Truth in politics, it seems, is an endangered species.

That could change following a legislative effort in Wales — and if we’re lucky, that change could spread.

The BBC quoted Welsh Counsel General Mick Antoniw in June as saying, “The Welsh government will bring forward legislation before 2026 for the disqualification of members and candidates found guilty of deliberate deception, through an independent judicial process.”

Candidates and politicians in the Welsh Parliament, the Senedd, would be disqualified from running or holding office.

As The Guardian reported, Adam Price, a member of the Plaid Cymru, said, “What has been announced is truly historic, globally pioneering. We have a commitment from our government that our democracy will be the first in the world to introduce a general prohibition on deception by politicians … We are at the beginning of a global movement. We are going to outlaw political lying.”

Price said the ability of politicians to spread lies undercuts the democratic process: “That is an existential threat. A democracy starts to break down if the electors can’t trust what the elected say. … We have to innovate, we have to try different things. It’s a small minority of politicians, populist demagogues, that deliberately distort the truth for their own political gain, but they poison the well for everyone.
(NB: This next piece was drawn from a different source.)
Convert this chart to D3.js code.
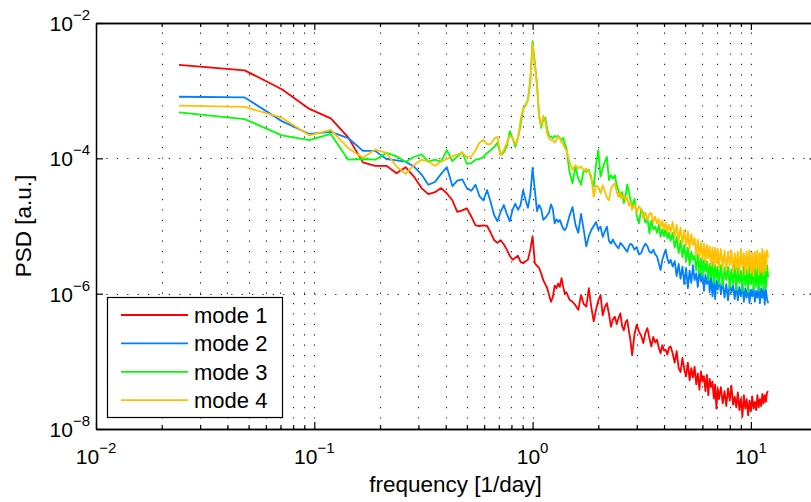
<!DOCTYPE html>
<html><head><meta charset="utf-8">
<script src="https://cdn.jsdelivr.net/npm/d3@7"></script>
<style>
body{margin:0;background:#fff}
svg{display:block}
text{font-family:"Liberation Sans",Arial,Helvetica,sans-serif;fill:#000}
</style>
</head><body>
<svg id="chart" width="811" height="502"></svg>
<script>
// frequency bins [1/day] (spectral resolution 1/42 day^-1)
const freq = [
0.024,0.048,0.071,0.095,0.119,0.143,0.167,0.190,0.214,0.238,
0.262,0.286,0.310,0.333,0.357,0.381,0.405,0.429,0.452,0.476,
0.500,0.524,0.548,0.571,0.595,0.619,0.643,0.667,0.690,0.714,
0.738,0.762,0.786,0.810,0.833,0.857,0.881,0.905,0.929,0.952,
0.976,1.000,1.024,1.048,1.071,1.095,1.119,1.143,1.167,1.190,
1.214,1.238,1.262,1.286,1.310,1.333,1.357,1.381,1.405,1.429,
1.476,1.524,1.571,1.619,1.667,1.714,1.762,1.810,1.857,1.905,
1.952,2.000,2.048,2.095,2.143,2.190,2.238,2.286,2.333,2.381,
2.429,2.476,2.524,2.571,2.619,2.667,2.714,2.762,2.810,2.857,
2.929,3.000,3.071,3.143,3.214,3.286,3.357,3.429,3.500,3.571,
3.643,3.714,3.786,3.857,3.929,4.000,4.071,4.143,4.214,4.286,
4.381,4.476,4.571,4.667,4.762,4.857,4.952,5.048,5.143,5.238,
5.333,5.429,5.524,5.619,5.714,5.810,5.905,6.000,6.095,6.190,
6.286,6.381,6.476,6.571,6.667,6.762,6.857,6.952,7.048,7.143,
7.286,7.429,7.571,7.714,7.857,8.000,8.143,8.286,8.429,8.571,
8.714,8.857,9.000,9.143,9.286,9.429,9.571,9.714,9.857,10.000,
10.143,10.286,10.429,10.571,10.714,10.857,11.000,11.143,11.286,11.429,
11.571,11.714,11.857,12.000
];

// PSD values, stored as log10(PSD [a.u.])
const mode1 = [
-2.62,-2.70,-2.98,-3.27,-3.41,-3.69,-4.06,-4.11,-4.11,-4.22,
-4.13,-4.27,-4.44,-4.53,-4.50,-4.44,-4.52,-4.62,-4.79,-4.77,
-4.74,-4.86,-4.99,-5.00,-4.99,-5.00,-5.10,-5.21,-5.25,-5.21,
-5.27,-5.35,-5.44,-5.50,-5.47,-5.44,-5.53,-5.55,-5.52,-5.50,
-5.35,-5.15,-5.55,-5.59,-5.62,-5.70,-5.80,-5.86,-5.92,-6.02,
-6.12,-6.05,-5.88,-5.92,-5.85,-5.90,-5.77,-5.90,-6.00,-5.98,
-6.09,-6.12,-6.17,-6.24,-6.02,-6.15,-6.19,-5.92,-6.20,-6.41,
-6.24,-6.10,-6.02,-6.32,-6.20,-6.14,-6.30,-6.49,-6.38,-6.34,
-6.45,-6.36,-6.29,-6.48,-6.54,-6.42,-6.39,-6.55,-6.70,-6.91,
-6.60,-6.46,-6.56,-6.62,-6.73,-6.58,-6.51,-6.66,-6.78,-6.64,
-6.72,-6.68,-6.80,-6.88,-6.76,-6.84,-6.83,-6.90,-6.80,-6.78,
-6.88,-7.02,-6.85,-7.10,-7.16,-6.95,-7.12,-7.22,-7.02,-7.28,
-7.10,-7.24,-7.08,-7.34,-7.18,-7.42,-7.15,-7.30,-7.22,-7.44,
-7.20,-7.50,-7.26,-7.38,-7.30,-7.55,-7.34,-7.70,-7.40,-7.56,
-7.38,-7.62,-7.44,-7.66,-7.40,-7.58,-7.36,-7.64,-7.52,-7.68,
-7.46,-7.72,-7.55,-7.82,-7.50,-7.70,-7.56,-7.80,-7.58,-7.74,
-7.52,-7.70,-7.60,-7.72,-7.50,-7.68,-7.56,-7.66,-7.48,-7.62,
-7.50,-7.60,-7.46,-7.44
];
const mode2 = [
-3.09,-3.10,-3.45,-3.64,-3.61,-3.70,-3.89,-3.89,-4.01,-4.03,
-4.05,-4.12,-4.24,-4.39,-4.35,-4.23,-4.13,-4.41,-4.33,-4.31,
-4.44,-4.48,-4.39,-4.56,-4.62,-4.47,-4.65,-4.84,-4.93,-4.79,
-4.69,-4.82,-4.93,-4.76,-4.67,-4.76,-4.69,-4.47,-4.62,-4.73,
-4.54,-4.14,-4.47,-4.78,-4.69,-4.75,-4.91,-4.88,-4.84,-4.80,
-4.68,-4.75,-4.96,-4.90,-4.94,-4.91,-4.98,-5.04,-5.06,-5.02,
-4.85,-4.72,-4.98,-5.10,-4.82,-5.05,-5.30,-5.15,-5.06,-5.00,
-4.94,-5.05,-5.01,-5.16,-5.08,-5.01,-5.22,-5.26,-5.20,-5.26,
-5.30,-5.33,-5.25,-5.28,-5.31,-5.35,-5.38,-5.30,-5.26,-5.28,
-5.35,-5.31,-5.42,-5.40,-5.32,-5.26,-5.30,-5.38,-5.40,-5.35,
-5.42,-5.45,-5.55,-5.65,-5.50,-5.42,-5.35,-5.48,-5.55,-5.50,
-5.60,-5.52,-5.74,-5.56,-5.78,-5.60,-5.86,-5.62,-5.92,-5.66,
-5.84,-5.58,-5.80,-5.70,-5.90,-5.64,-5.82,-5.68,-5.96,-5.72,
-5.86,-5.70,-5.98,-5.74,-6.04,-5.78,-6.08,-5.80,-5.94,-5.76,
-6.00,-5.82,-6.06,-5.86,-6.10,-5.84,-5.98,-5.88,-6.08,-5.86,
-6.10,-5.90,-6.04,-5.86,-6.12,-5.92,-6.06,-5.88,-6.14,-5.94,
-6.04,-5.90,-6.12,-5.96,-6.06,-5.88,-6.14,-5.92,-6.06,-5.90,
-6.16,-5.94,-6.08,-6.14
];
const mode3 = [
-3.32,-3.42,-3.66,-3.73,-3.64,-4.02,-4.01,-4.02,-3.92,-3.97,
-4.05,-3.98,-3.94,-4.05,-4.02,-4.05,-3.88,-4.04,-3.97,-3.91,
-4.08,-4.07,-4.02,-4.01,-3.98,-3.92,-3.88,-3.83,-3.77,-3.95,
-3.91,-3.82,-3.60,-3.70,-3.83,-3.70,-3.51,-3.27,-3.21,-3.14,
-2.84,-2.27,-2.58,-2.92,-3.36,-3.55,-3.43,-3.40,-3.58,-3.67,
-3.68,-3.70,-3.67,-3.68,-3.67,-3.70,-3.73,-3.70,-3.79,-3.85,
-4.20,-4.37,-4.12,-4.30,-4.39,-4.17,-4.20,-4.17,-4.30,-4.42,
-4.10,-3.88,-4.27,-4.15,-4.05,-3.98,-4.32,-4.25,-4.30,-4.25,
-4.40,-4.48,-4.57,-4.50,-4.66,-4.55,-4.39,-4.50,-4.62,-4.71,
-4.60,-4.85,-4.96,-4.75,-4.81,-4.95,-4.88,-5.11,-4.92,-5.05,
-5.01,-5.10,-4.98,-5.16,-5.05,-5.15,-5.06,-5.18,-5.10,-5.22,
-5.10,-5.32,-5.16,-5.40,-5.22,-5.46,-5.28,-5.52,-5.32,-5.58,
-5.38,-5.50,-5.44,-5.66,-5.42,-5.70,-5.48,-5.74,-5.50,-5.68,
-5.52,-5.80,-5.56,-5.76,-5.54,-5.84,-5.58,-5.78,-5.60,-5.86,
-5.58,-5.88,-5.62,-5.80,-5.60,-5.92,-5.64,-5.86,-5.58,-5.94,
-5.62,-5.84,-5.66,-5.96,-5.60,-5.88,-5.64,-5.98,-5.58,-5.86,
-5.56,-5.94,-5.62,-5.90,-5.60,-5.96,-5.56,-5.88,-5.60,-5.94,
-5.56,-5.92,-5.58,-5.76
];
const mode4 = [
-3.22,-3.24,-3.40,-3.66,-3.58,-3.85,-3.99,-3.87,-3.92,-4.12,
-4.23,-4.10,-4.02,-4.05,-4.11,-4.05,-4.01,-3.97,-3.94,-3.92,
-3.98,-3.97,-3.88,-3.77,-3.73,-3.79,-3.79,-3.71,-3.68,-3.95,
-3.88,-3.77,-3.67,-3.70,-3.79,-3.70,-3.43,-3.26,-3.23,-3.14,
-2.90,-2.31,-2.62,-2.92,-3.40,-3.52,-3.37,-3.46,-3.64,-3.70,
-3.73,-3.73,-3.77,-3.73,-3.68,-3.70,-3.76,-3.79,-3.85,-3.88,
-4.05,-4.17,-4.10,-4.15,-4.12,-4.18,-4.15,-4.20,-4.25,-4.57,
-4.40,-4.42,-4.52,-4.40,-4.49,-4.58,-4.62,-4.45,-4.40,-4.37,
-4.50,-4.57,-4.50,-4.60,-4.55,-4.62,-4.58,-4.70,-4.65,-4.76,
-4.68,-4.80,-4.71,-4.75,-4.88,-4.80,-4.91,-4.82,-4.81,-4.95,
-4.86,-4.96,-4.90,-5.02,-4.92,-5.06,-4.95,-5.08,-4.98,-5.10,
-4.94,-5.16,-4.98,-5.22,-5.02,-5.26,-5.06,-5.30,-5.08,-5.34,
-5.12,-5.28,-5.18,-5.44,-5.20,-5.46,-5.24,-5.50,-5.26,-5.54,
-5.28,-5.48,-5.30,-5.58,-5.32,-5.60,-5.32,-5.56,-5.34,-5.62,
-5.34,-5.62,-5.36,-5.66,-5.38,-5.58,-5.36,-5.68,-5.40,-5.64,
-5.38,-5.70,-5.34,-5.62,-5.40,-5.72,-5.38,-5.66,-5.36,-5.70,
-5.40,-5.74,-5.38,-5.64,-5.36,-5.72,-5.40,-5.68,-5.34,-5.72,
-5.38,-5.66,-5.36,-5.46
];

const seriesNames = ["mode 1", "mode 2", "mode 3", "mode 4"];
const seriesColors = ["#ff0000", "#0080ff", "#00ff00", "#ffc000"];
const xTickExponents = [-2, -1, 0, 1];
const yTickExponents = [-8, -6, -4, -2];
const xLabel = "frequency [1/day]";
const yLabel = "PSD [a.u.]";

const series = [mode1, mode2, mode3, mode4];

const svg = d3.select("#chart");
const plot = {left: 96, top: 23, bottom: 429, right: 816.6};

const x = d3.scaleLog().domain([0.01, 20]).range([plot.left, plot.right]);
const y = d3.scaleLog().domain([1e-8, 1e-2]).range([plot.bottom, plot.top]);

const xMajor = xTickExponents.map(e => Math.pow(10, e));
const xMinor = [];
xTickExponents.forEach(e => { for (let k = 2; k <= 9; k++) { const v = k * Math.pow(10, e); if (v <= 20) xMinor.push(v); } });
xMinor.push(20);
const yMajor = yTickExponents.map(e => Math.pow(10, e));

svg.append("defs").append("clipPath").attr("id", "clip")
  .append("rect").attr("x", plot.left).attr("y", plot.top)
  .attr("width", plot.right - plot.left).attr("height", plot.bottom - plot.top);

// grid (dotted)
const grid = svg.append("g").attr("stroke", "#1a1a1a").attr("stroke-width", 1.1)
  .attr("stroke-dasharray", "1.2,9.2").attr("fill", "none");
grid.selectAll("line.vx").data(xMajor.concat(xMinor).filter(v => v > 0.01))
  .join("line").attr("class", "vx")
  .attr("x1", d => Math.round(x(d)) + 0.5).attr("x2", d => Math.round(x(d)) + 0.5)
  .attr("y1", plot.bottom).attr("y2", plot.top);
grid.selectAll("line.hy").data(yMajor.filter(v => v > 1e-8 && v < 1e-2))
  .join("line").attr("class", "hy")
  .attr("y1", d => Math.round(y(d)) + 0.5).attr("y2", d => Math.round(y(d)) + 0.5)
  .attr("x1", plot.left).attr("x2", plot.right);

// series
const line = d3.line().x(d => x(d[0])).y(d => y(Math.pow(10, d[1])));
const lines = svg.append("g").attr("clip-path", "url(#clip)");
series.forEach((vals, i) => {
  const pts = freq.map((f, j) => [f, vals[j]]);
  lines.append("path").datum(pts)
    .attr("fill", "none").attr("stroke", seriesColors[i])
    .attr("stroke-width", 1.8).attr("stroke-linejoin", "round")
    .attr("d", line);
});

// axes (ticks pointing inward)
function styleAxis(g) {
  g.select(".domain").attr("stroke", "#000").attr("stroke-width", 1.5);
  g.selectAll(".tick line").attr("stroke", "#000").attr("stroke-width", 1.2);
  g.selectAll(".tick text").remove();
}
svg.append("g").attr("transform", `translate(0,${plot.bottom})`)
  .call(d3.axisBottom(x).tickValues(xMajor).tickSize(-7).tickSizeOuter(0).tickFormat(""))
  .call(styleAxis);
svg.append("g").attr("transform", `translate(0,${plot.bottom})`)
  .call(d3.axisBottom(x).tickValues(xMinor).tickSize(-4).tickSizeOuter(0).tickFormat(""))
  .call(styleAxis);
svg.append("g").attr("transform", `translate(0,${plot.top})`)
  .call(d3.axisTop(x).tickValues(xMajor).tickSize(-7).tickSizeOuter(0).tickFormat(""))
  .call(styleAxis);
svg.append("g").attr("transform", `translate(0,${plot.top})`)
  .call(d3.axisTop(x).tickValues(xMinor).tickSize(-4).tickSizeOuter(0).tickFormat(""))
  .call(styleAxis);
svg.append("g").attr("transform", `translate(${plot.left},0)`)
  .call(d3.axisLeft(y).tickValues(yMajor).tickSize(-7).tickSizeOuter(0).tickFormat(""))
  .call(styleAxis);
svg.append("g").attr("transform", `translate(${plot.right},0)`)
  .call(d3.axisRight(y).tickValues(yMajor).tickSize(-7).tickSizeOuter(0).tickFormat(""))
  .call(styleAxis);

// tick labels with superscript exponents
function powLabel(sel, e) {
  sel.append("tspan").attr("font-size", 21).text("10");
  sel.append("tspan").attr("font-size", 15).attr("dy", -11).text(e < 0 ? "\u2212" + (-e) : String(e));
}
xTickExponents.forEach(e => {
  const t = svg.append("text").attr("x", x(Math.pow(10, e))).attr("y", 464)
    .attr("text-anchor", "middle");
  powLabel(t, e);
});
yTickExponents.forEach(e => {
  const t = svg.append("text").attr("x", 90).attr("y", y(Math.pow(10, e)) + 8)
    .attr("text-anchor", "end");
  powLabel(t, e);
});

// axis titles
svg.append("text").attr("x", 455.5).attr("y", 491.5).attr("text-anchor", "middle")
  .attr("font-size", 22.5).text(xLabel);
svg.append("text").attr("transform", `translate(31,${(plot.top + plot.bottom) / 2}) rotate(-90)`)
  .attr("text-anchor", "middle").attr("font-size", 22.5).text(yLabel);

// legend
const lg = svg.append("g");
lg.append("rect").attr("x", 107.5).attr("y", 297.5).attr("width", 175).attr("height", 120)
  .attr("fill", "#fff").attr("stroke", "#000").attr("stroke-width", 1.2);
seriesNames.forEach((name, i) => {
  const cy = 315 + i * 28.4;
  lg.append("line").attr("x1", 121).attr("x2", 188).attr("y1", cy).attr("y2", cy)
    .attr("stroke", seriesColors[i]).attr("stroke-width", 1.8);
  lg.append("text").attr("x", 194).attr("y", cy + 8).attr("font-size", 22).text(name);
});
</script>
</body></html>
It is never acceptable for politicians to deliberately deceive.”

The transition wouldn’t be an easy one: politicians have grown used to parroting — without ever thinking of fact-checking — the instant “facts” that pop up on social media, and, frankly, have contributed their own falsehoods to the mix, virtually with impunity.

There are opinions, and there are things you’d dearly like to believe. And then there are facts.

Just facts.

It would be astounding if politicians had to stay within the bounds of truth to stay in office. It might make them just a little bit more circumspect.

Spout “alternative facts,” find alternative employment.